Bran has made his way North and has met the “three-eyed crow.” I’m a bit disappointed here. Something tells me that like Terry Brooks’ book when the child turned into a tree, I’m going to hate this for Bran as well. And I actually care about Bran, unlike TB’s characters.

Theon makes an appearance, and even with all the horrible things he’s done and the fact that he probably deserves a lot of what he gets, I can’t help but feel sorry for him. It’s not that he’s turned into a good character, it’s just that he’s a broken man full of fear.

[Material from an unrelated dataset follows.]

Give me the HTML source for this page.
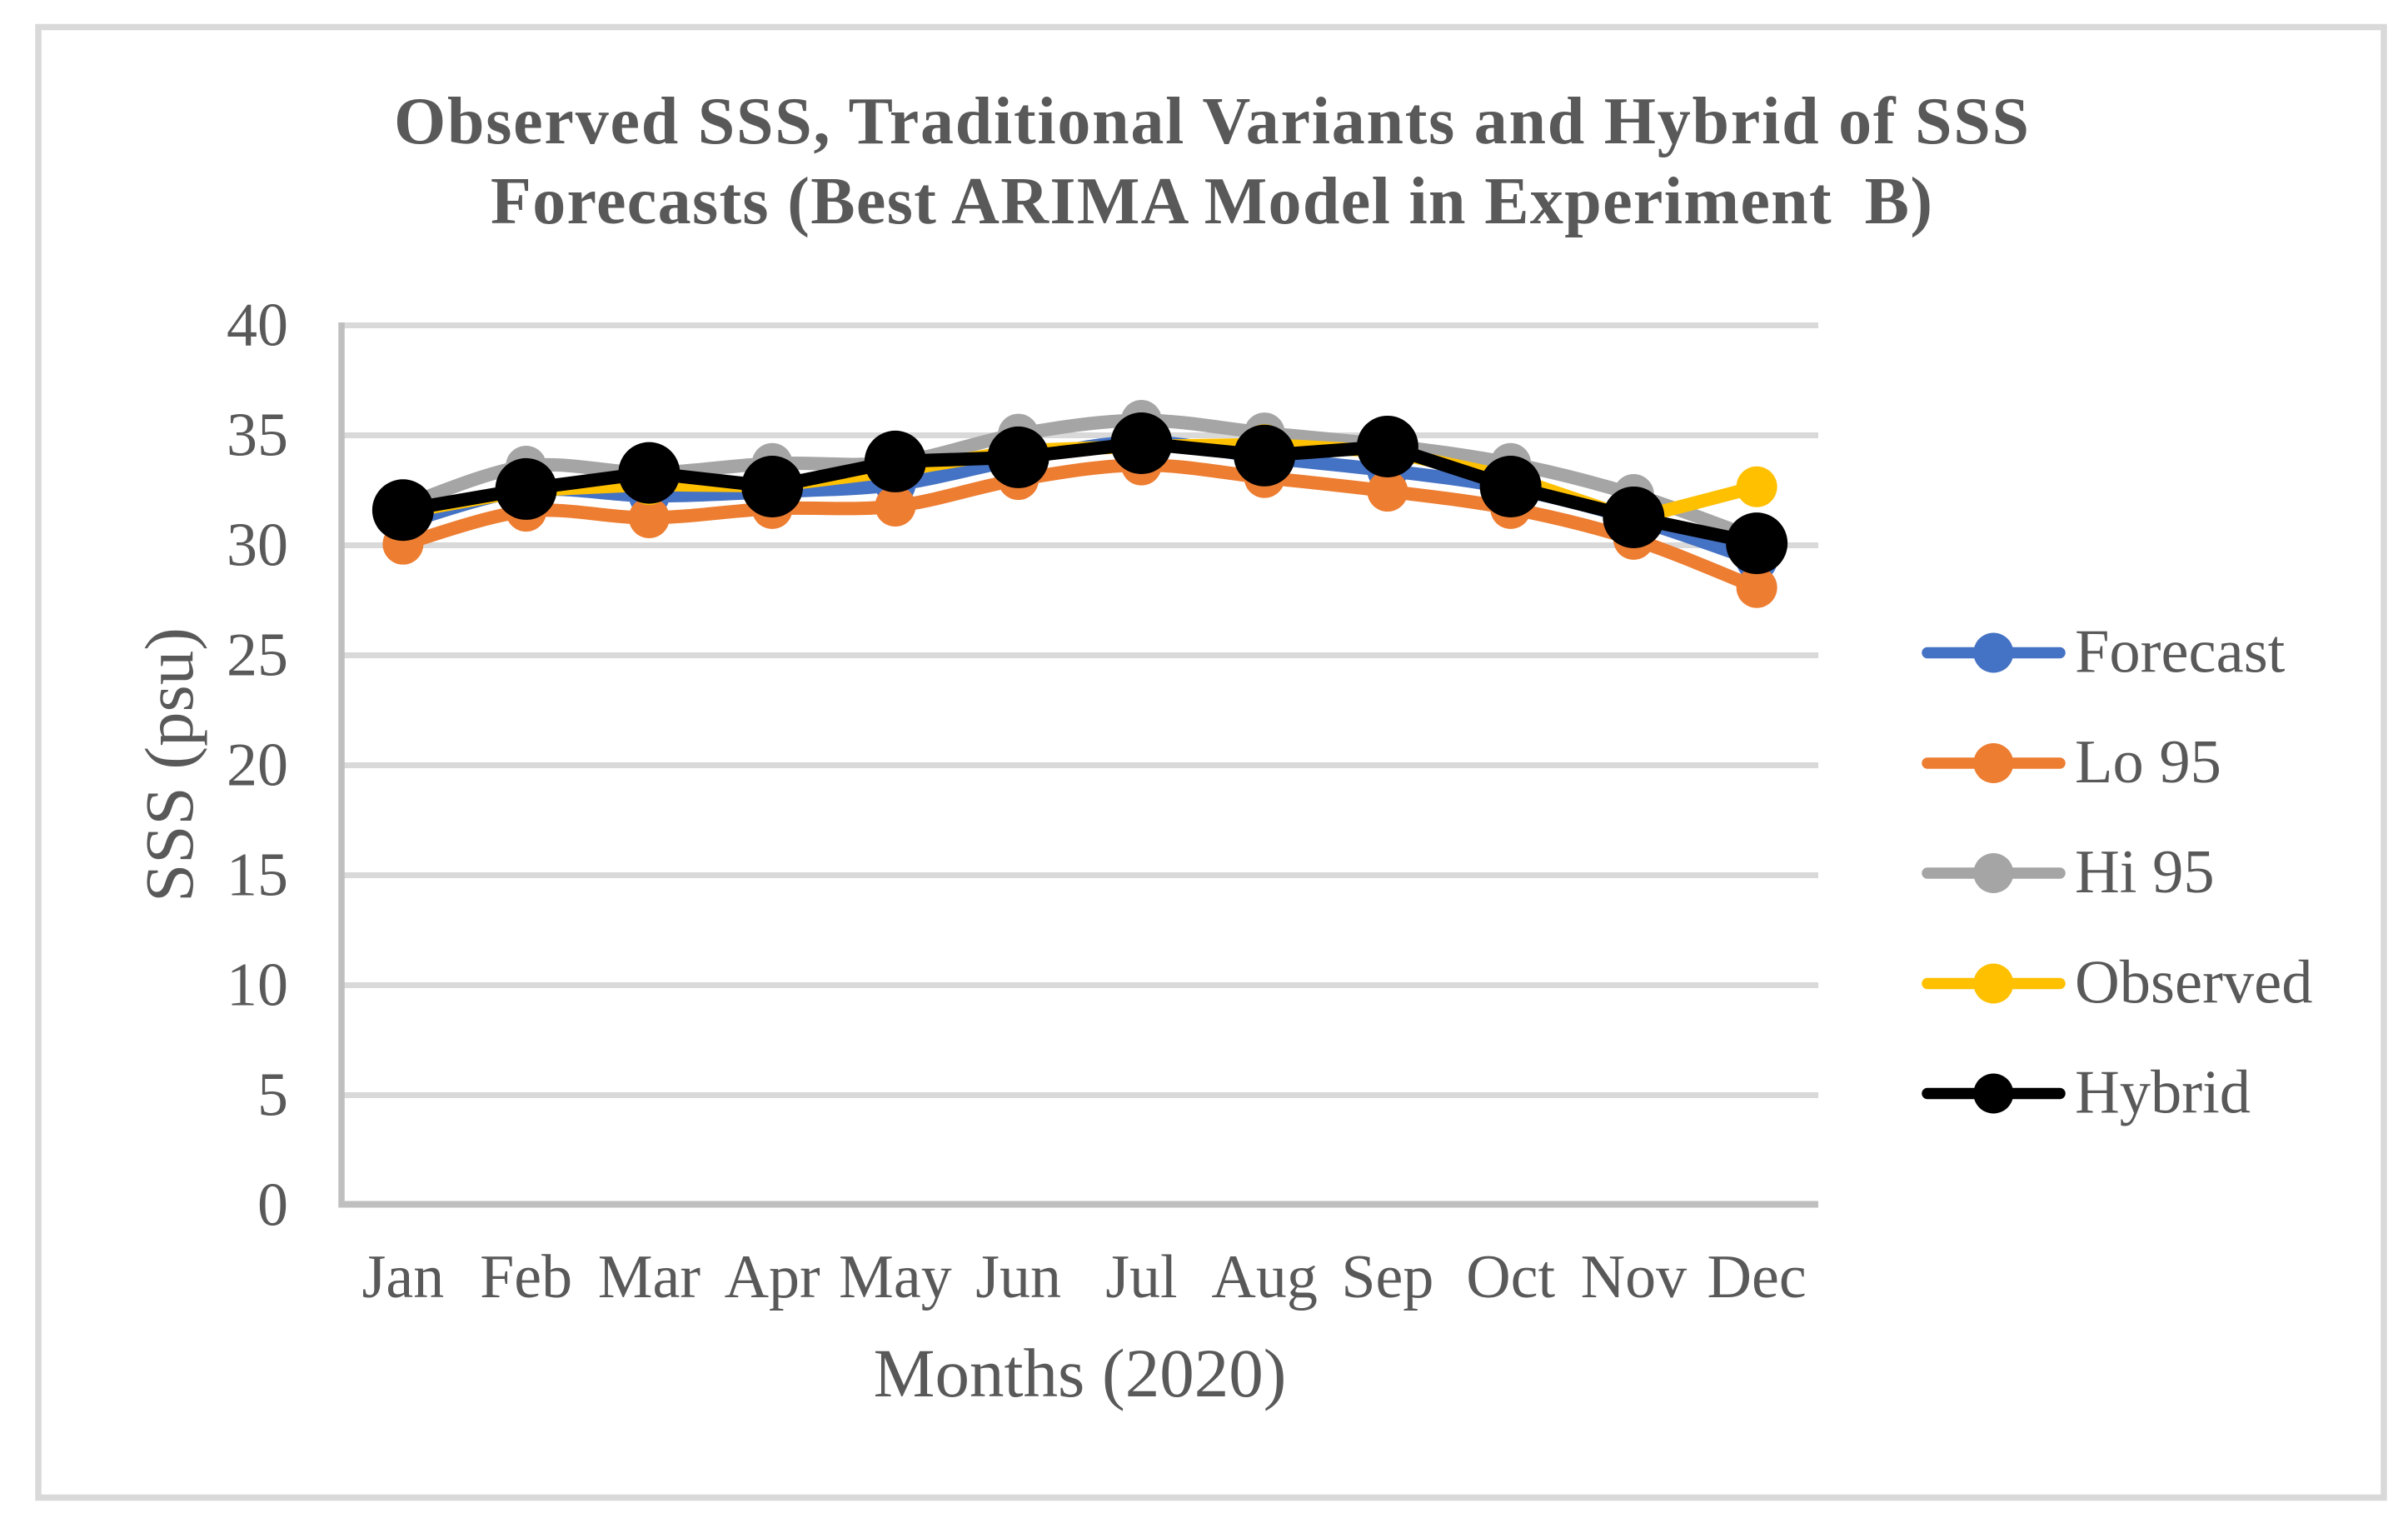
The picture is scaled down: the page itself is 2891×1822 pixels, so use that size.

Jon Snow was by far my favorite character in this book. He truly has been trying to “kill the boy” so that the man can be born. He’s forced to make some very hard decisions and lacks good men to provide counsel. He was attacked at the end of the last chapter from his point of view. I know that GRRM has no problem killing off characters, but something tells me it’s not as simple as that. It’s possible that Jon will not die and continue to live as Lord Commander of the Night’s Watch. It also seems possible to me that he will die and be brought back to life, hence a way to end his term as a man of the Night’s Watch. Maybe this will allow him to truly be Lord of Winterfell someday. I’d like a happy ending for Jon. He deserves it. But this is all speculation.

Brienne makes a brief appearance. So, I’m assuming that she is alive. Possibly again. Pretty sure she died in FFC, but I could be wrong about that too.

Cersei is humbled and is made to endure the walk of shame from the holy sept back to the castle. Every inch of hair was shaved from her body and she had cross the city completely naked. She did this in order to get back to her son. A mother’s love is really Cersei’s only redeeming quality, but perhaps that will change. She is still awaiting trial.

Varys, who disappeared the night Tyrion killed his father, makes a quick appearance towards the end, shedding light on where his true loyalties lie.

This book was much easier to read than A Feast For Crows, yet more difficult than A Storm of Swords. Still, I enjoyed it and I’m looking forward to The Winds of Winter, release date currently unknown. Maybe in 2017?